The central tower of the Tower of London was built in the 11th century (Photo by: Will Brasil 21 via Getty Images)
For those who prefer their spectors a tad more regal, a trip to The Tower of London is a must. Royal and noble ghosts are said to roam the towers where they died. Try and spot the rare ghost of a grizzly bear that is said to have appeared years ago by the Martin Tower, scaring a guard to his untimely death. As you tread the staircase of The Bloody Tower be careful not to walk straight through the ethereal spirits of the two Princes as they glide down the staircase in the same white nightshirts they were murdered in. An interactive experience that can be enjoyed by all the family with exhibitions and activities for all ages.
Glasgow Necropolis, Glasgow
Glasgow Necropolis @Getty
Although roaming around a graveyard is not everybody’s first choice of recreational activity, this one is not to be missed. Glasgow’s interdenominational burial site is spread over 35 acres of land and is nicknamed The City of the Dead. In the 1950’s an urban myth spread quickly through the surrounding villages of a vampire with iron teeth, ans local children came in the hundreds to patrol the area in search of the beast. For those braving the graveyard at night, perchance you’ll see the ghostly white lady seen floating through the cemetery in the late hours.
Muncaster Castle, Cumbria
Muncaster Castle @Getty
For some real life trick-or-treating join Tom Fool, the jester of Muncaster Castle, who roam the hallways in search of people to play tricks on, and explore the gruesome past that lead him to be trapped in purgatory. Or perhaps you would prefer to stay overnight in the tapestry room and hear for yourself the cries of the sick children in the old nursery and soothing sounds of infamous singing woman
Jamaica Inn @Getty
Infamous for its smuggler and pirate regulars, this haunted Inn is home to many spectoral sights and sounds. Investigations have repeatedly been made into the sound of footsteps in the Smugglers Bar, possibly of a man murdered and left on the moors, returning for the last half of his pint of ale. Have lunch, a drink or if you dare, even stay the night in one of the haunted rooms and see what you come across. If your interest lies in the history of the Inn and the scurvy sea dogs that haunt it, make sure to visit the museum.

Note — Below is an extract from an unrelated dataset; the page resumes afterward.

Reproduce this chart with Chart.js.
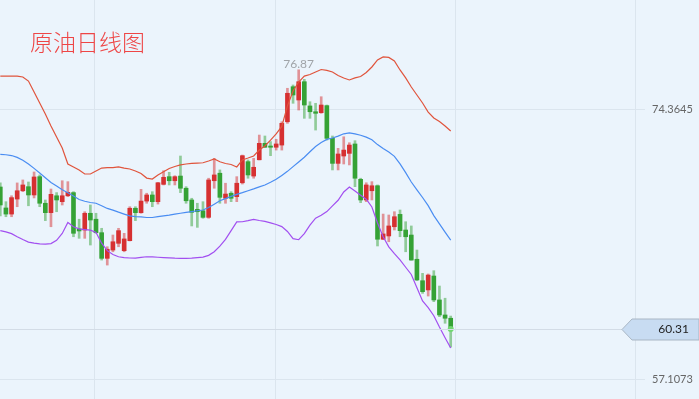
<!DOCTYPE html>
<html>
<head>
<meta charset="utf-8">
<script src="https://cdn.jsdelivr.net/npm/chart.js@4.4.1/dist/chart.umd.min.js"></script>
<style>
  html, body { margin: 0; padding: 0; background: #ebf4fc; }
  #wrap { position: relative; width: 699px; height: 399px; }
</style>
</head>
<body>
<div id="wrap"><canvas id="chart" width="699" height="399"></canvas></div>
<script>
// Chart data
const TITLE = '原油日线图';

const opens = [
  69.38, 68.04, 67.65, 68.61, 69.14, 69.40, 68.87, 70.04, 68.34, 67.74,
  68.82, 68.44, 68.82, 69.02, 66.70, 66.63, 67.70, 67.32, 66.46, 64.82,
  65.35, 65.78, 65.31, 65.95, 68.02, 67.74, 68.48, 68.87, 68.44, 69.55,
  70.04, 69.78, 70.08, 69.30, 68.55, 67.95, 67.86, 67.44, 69.78, 70.26,
  68.66, 68.98, 68.76, 69.65, 71.00, 70.08, 71.12, 72.17, 72.00, 71.92,
  72.06, 73.55, 75.79, 74.94, 76.11, 74.56, 74.19, 74.13, 74.58, 72.49,
  70.89, 71.36, 71.53, 72.13, 69.87, 68.55, 69.14, 69.46, 66.04, 66.25,
  66.84, 67.63, 66.63, 66.31, 64.76, 63.39, 62.80, 63.69, 62.16, 61.20,
  60.99
];
const highs = [
  69.64, 68.44, 68.82, 69.64, 69.83, 69.70, 70.34, 70.15, 68.55, 69.25,
  69.02, 69.78, 69.72, 69.08, 67.32, 67.80, 68.23, 67.70, 66.74, 65.56,
  66.31, 66.74, 66.42, 68.12, 68.12, 69.23, 68.98, 69.08, 69.68, 70.42,
  70.32, 70.10, 71.36, 69.40, 68.66, 68.34, 68.44, 69.94, 71.21, 70.47,
  69.62, 69.08, 70.04, 71.42, 71.11, 71.21, 72.70, 72.64, 72.28, 72.43,
  73.55, 75.69, 75.90, 76.87, 76.26, 74.83, 74.73, 75.15, 74.62, 72.64,
  71.85, 72.59, 72.21, 72.34, 69.94, 69.65, 69.72, 69.51, 67.65, 67.59,
  67.80, 67.91, 67.16, 66.89, 65.35, 63.86, 63.82, 64.03, 63.05, 62.27,
  61.13
];
const lows = [
  67.53, 67.48, 67.48, 68.12, 69.08, 68.18, 68.68, 68.12, 67.23, 66.84,
  67.80, 68.23, 68.76, 66.20, 66.10, 66.10, 65.67, 66.42, 64.71, 64.39,
  65.24, 65.56, 65.24, 65.93, 67.23, 67.70, 68.34, 68.12, 68.29, 69.51,
  69.51, 69.51, 69.02, 68.34, 66.89, 66.80, 67.38, 67.38, 69.30, 68.34,
  68.34, 68.44, 68.44, 69.57, 69.94, 69.94, 71.11, 71.91, 71.38, 71.74,
  71.74, 73.45, 74.73, 74.30, 73.77, 73.77, 73.02, 74.09, 72.38, 70.47,
  70.47, 70.85, 70.79, 69.40, 68.38, 68.44, 68.55, 65.61, 66.02, 65.88,
  66.63, 66.20, 65.24, 64.70, 63.39, 62.58, 62.41, 62.05, 61.09, 60.67,
  59.15
];
const closes = [
  68.23, 67.65, 68.70, 69.14, 69.51, 68.87, 70.02, 68.34, 67.74, 68.91,
  68.55, 68.82, 69.04, 66.42, 66.57, 67.70, 67.27, 66.46, 64.82, 65.40,
  65.88, 66.59, 66.06, 68.02, 67.74, 68.48, 68.87, 68.44, 69.65, 70.00,
  69.78, 70.04, 69.30, 68.50, 67.76, 67.80, 67.44, 69.83, 70.15, 68.72,
  68.93, 68.66, 69.62, 71.38, 70.15, 70.64, 72.17, 71.92, 71.92, 72.13,
  73.45, 75.37, 75.26, 76.11, 74.62, 74.19, 74.09, 74.62, 72.49, 70.89,
  71.49, 71.74, 72.06, 69.94, 68.55, 69.51, 69.46, 66.04, 66.38, 66.89,
  67.48, 66.59, 66.20, 64.71, 63.44, 62.69, 63.75, 62.16, 61.20, 60.99,
  60.31
];

// Bollinger bands
const upperBand = [
  76.47, 76.47, 76.47, 76.47, 76.41, 76.15, 75.45, 74.75, 74.05, 73.28,
  72.57, 71.87, 70.85, 70.66, 70.47, 70.21, 70.21, 70.40, 70.59, 70.62,
  70.62, 70.66, 70.59, 70.53, 70.40, 70.24, 69.95, 69.89, 70.15, 70.36,
  70.56, 70.69, 70.79, 70.85, 70.89, 70.91, 70.93, 71.04, 71.17, 70.99,
  70.88, 70.82, 70.66, 71.11, 71.23, 71.36, 71.74, 72.00, 72.38, 72.77,
  73.25, 74.56, 75.52, 76.09, 76.47, 76.57, 76.73, 76.89, 76.83, 76.73,
  76.51, 76.35, 76.22, 76.35, 76.44, 76.70, 77.05, 77.50, 77.69, 77.66,
  77.43, 76.86, 76.35, 75.77, 75.26, 74.75, 74.17, 73.79, 73.57, 73.28,
  72.96
];
const middleBand = [
  71.47, 71.44, 71.39, 71.27, 71.09, 70.85, 70.57, 70.27, 69.97, 69.67,
  69.44, 69.21, 69.01, 68.80, 68.58, 68.47, 68.39, 68.34, 68.18, 68.01,
  67.90, 67.77, 67.65, 67.53, 67.49, 67.47, 67.43, 67.43, 67.49, 67.54,
  67.58, 67.64, 67.70, 67.76, 67.81, 67.86, 67.91, 68.07, 68.28, 68.50,
  68.64, 68.78, 68.91, 69.02, 69.14, 69.26, 69.39, 69.51, 69.68, 69.87,
  70.12, 70.38, 70.68, 70.98, 71.28, 71.63, 71.97, 72.22, 72.42, 72.51,
  72.63, 72.78, 72.84, 72.77, 72.69, 72.57, 72.40, 72.09, 71.84, 71.61,
  71.34, 70.86, 70.30, 69.70, 69.20, 68.71, 68.19, 67.55, 67.02, 66.50,
  65.99
];
const lowerBand = [
  66.59, 66.51, 66.40, 66.20, 66.02, 65.86, 65.79, 65.74, 65.73, 65.76,
  65.97, 66.41, 67.11, 66.84, 66.70, 66.66, 66.62, 66.48, 65.79, 65.31,
  65.06, 64.92, 64.87, 64.84, 64.83, 64.88, 64.92, 64.91, 64.89, 64.87,
  64.85, 64.83, 64.82, 64.82, 64.83, 64.87, 64.90, 65.01, 65.24, 65.60,
  66.03, 66.59, 67.15, 67.16, 67.23, 67.31, 67.24, 67.18, 67.09, 66.98,
  66.85, 66.54, 66.08, 66.01, 66.40, 66.94, 67.39, 67.57, 67.81, 68.17,
  68.53, 69.06, 69.38, 69.12, 68.85, 68.60, 68.10, 67.08, 66.20, 65.55,
  65.12, 64.72, 64.25, 63.79, 62.94, 62.10, 61.67, 61.15, 60.43, 59.75,
  59.09
];

// right axis labels and vertical grid positions (candle index units)
const yTicks = [57.1073, 74.3645];
const xGrid = [16.8, 48.8, 80.8, 112.8];

const X_MIN = -0.053, X_MAX = 114.51;
const Y_MIN = 55.829, Y_MAX = 81.3323;

const UP = '#d63031', DOWN = '#35a235';
const UP_WICK = 'rgba(214, 48, 49, 0.5)', DOWN_WICK = 'rgba(53, 162, 53, 0.5)';
const GRID = '#dbe5ee';

const idx = closes.map((c, i) => i);
const isUp = idx.map(i => closes[i] >= opens[i]);

const wicks = idx.map(i => ({ x: i, y: [lows[i], highs[i]] }));
const bodies = idx.map(i => ({ x: i, y: [opens[i], closes[i]] }));
const toXY = arr => arr.map((v, i) => ({ x: i, y: v }));

const last = closes.length - 1;

const overlayPlugin = {
    id: 'overlay',
    afterDraw(chart) {
        const ctx = chart.ctx;
        const xs = chart.scales.x, ys = chart.scales.y;
        ctx.save();

        // title
        ctx.fillStyle = '#ee4646';
        ctx.font = '300 23px "Noto Sans CJK SC"';
        ctx.textBaseline = 'alphabetic';
        ctx.textAlign = 'left';
        ctx.fillText(TITLE, 30, 51);

        // highest high label
        let hi = 0;
        highs.forEach((h, i) => { if (h > highs[hi]) hi = i; });
        ctx.fillStyle = '#a0a4a8';
        ctx.font = '12px Lato';
        ctx.textAlign = 'center';
        ctx.fillText(highs[hi].toFixed(2), xs.getPixelForValue(hi), ys.getPixelForValue(highs[hi]) - 2);

        // last price line + tag
        const py = Math.round(ys.getPixelForValue(closes[last])) + 0.5;
        const tagLeft = 622, w = chart.width;
        ctx.strokeStyle = '#d3dce6';
        ctx.lineWidth = 1;
        ctx.beginPath();
        ctx.moveTo(0, py);
        ctx.lineTo(tagLeft, py);
        ctx.stroke();

        ctx.beginPath();
        ctx.moveTo(tagLeft, py);
        ctx.lineTo(tagLeft + 10, py - 10.5);
        ctx.lineTo(w, py - 10.5);
        ctx.lineTo(w, py + 10.5);
        ctx.lineTo(tagLeft + 10, py + 10.5);
        ctx.closePath();
        ctx.fillStyle = '#c8dcf2';
        ctx.fill();
        ctx.strokeStyle = '#a9b6c4';
        ctx.stroke();

        ctx.fillStyle = '#222';
        ctx.font = '12px Lato';
        ctx.textAlign = 'right';
        ctx.textBaseline = 'middle';
        ctx.fillText(closes[last].toFixed(2), 689, py);
        ctx.restore();
    }
};

new Chart(document.getElementById('chart'), {
    type: 'bar',
    data: {
        datasets: [
            {
                type: 'line',
                data: toXY(upperBand),
                borderColor: '#e0543c',
                borderWidth: 1.2,
                pointRadius: 0,
                order: 1
            },
            {
                type: 'line',
                data: toXY(middleBand),
                borderColor: '#4a8df2',
                borderWidth: 1.2,
                pointRadius: 0,
                order: 1
            },
            {
                type: 'line',
                data: toXY(lowerBand),
                borderColor: '#a24ff0',
                borderWidth: 1.2,
                pointRadius: 0,
                order: 1
            },
            {
                data: wicks,
                backgroundColor: isUp.map(u => u ? UP_WICK : DOWN_WICK),
                barThickness: 2,
                grouped: false,
                order: 3
            },
            {
                data: bodies,
                backgroundColor: isUp.map(u => u ? UP : DOWN),
                barThickness: 4,
                minBarLength: 1,
                grouped: false,
                order: 2
            },
            {
                type: 'scatter',
                data: [{ x: last, y: closes[last] }],
                backgroundColor: '#70d870',
                borderWidth: 0,
                pointRadius: 3,
                order: 0
            }
        ]
    },
    options: {
        responsive: false,
        animation: false,
        devicePixelRatio: 1,
        layout: { padding: 0, autoPadding: false },
        plugins: {
            legend: { display: false },
            tooltip: { enabled: false }
        },
        scales: {
            x: {
                type: 'linear',
                min: X_MIN,
                max: X_MAX,
                offset: false,
                afterBuildTicks: s => { s.ticks = xGrid.map(v => ({ value: v })); },
                afterFit: s => { s.height = 0; s.paddingLeft = 0; s.paddingRight = 0; },
                grid: { color: GRID, drawTicks: false, offset: false },
                border: { display: false },
                ticks: { display: false }
            },
            y: {
                position: 'right',
                min: Y_MIN,
                max: Y_MAX,
                afterBuildTicks: s => { s.ticks = yTicks.map(v => ({ value: v })); },
                afterFit: s => { s.width = 54; s.paddingTop = 0; s.paddingBottom = 0; },
                grid: { color: GRID, drawTicks: false },
                border: { display: false },
                ticks: {
                    color: '#666',
                    padding: 7,
                    font: { size: 11, family: 'Lato' },
                    callback: v => v.toFixed(4)
                }
            }
        }
    },
    plugins: [overlayPlugin]
});
</script>
</body>
</html>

South Bridge Vaults/Credit: Lonely Planet/Getty
A lost city under the South Bridge in old Edinburgh, the locals believed it was cursed from the start because the first person to cross the bridge was carried over in a coffin. Once thriving and full of life, houses, shops and Inns, the city became dank and derrelict over the years. Take a walk down Damnation Alley, where the malicious presence of the South Bridge Entity has been seen lurking. When the vaults were abandoned, criminals, body snatchers and witches moved in, so take a tour and hear the tales of gore and witness an authentic witchcraft temple.
Chillingham Castle, Northumberland
Chillingham Castle, Northumberland, credit Getty
The aptly named Chillingham Castle is rumoured to be one of the most haunted castles in Britain. Presided over by an array of spectres, this historic building is a must. Watch out for the white pantry ghost, military spirits, floating orbs and lights and much more. Visitors have reported feeling friendly invisible hands taking their own and many recount experiences as unfrightening. For the intrigued but nervous, this handsome castle is a great place to start your ghost hunting.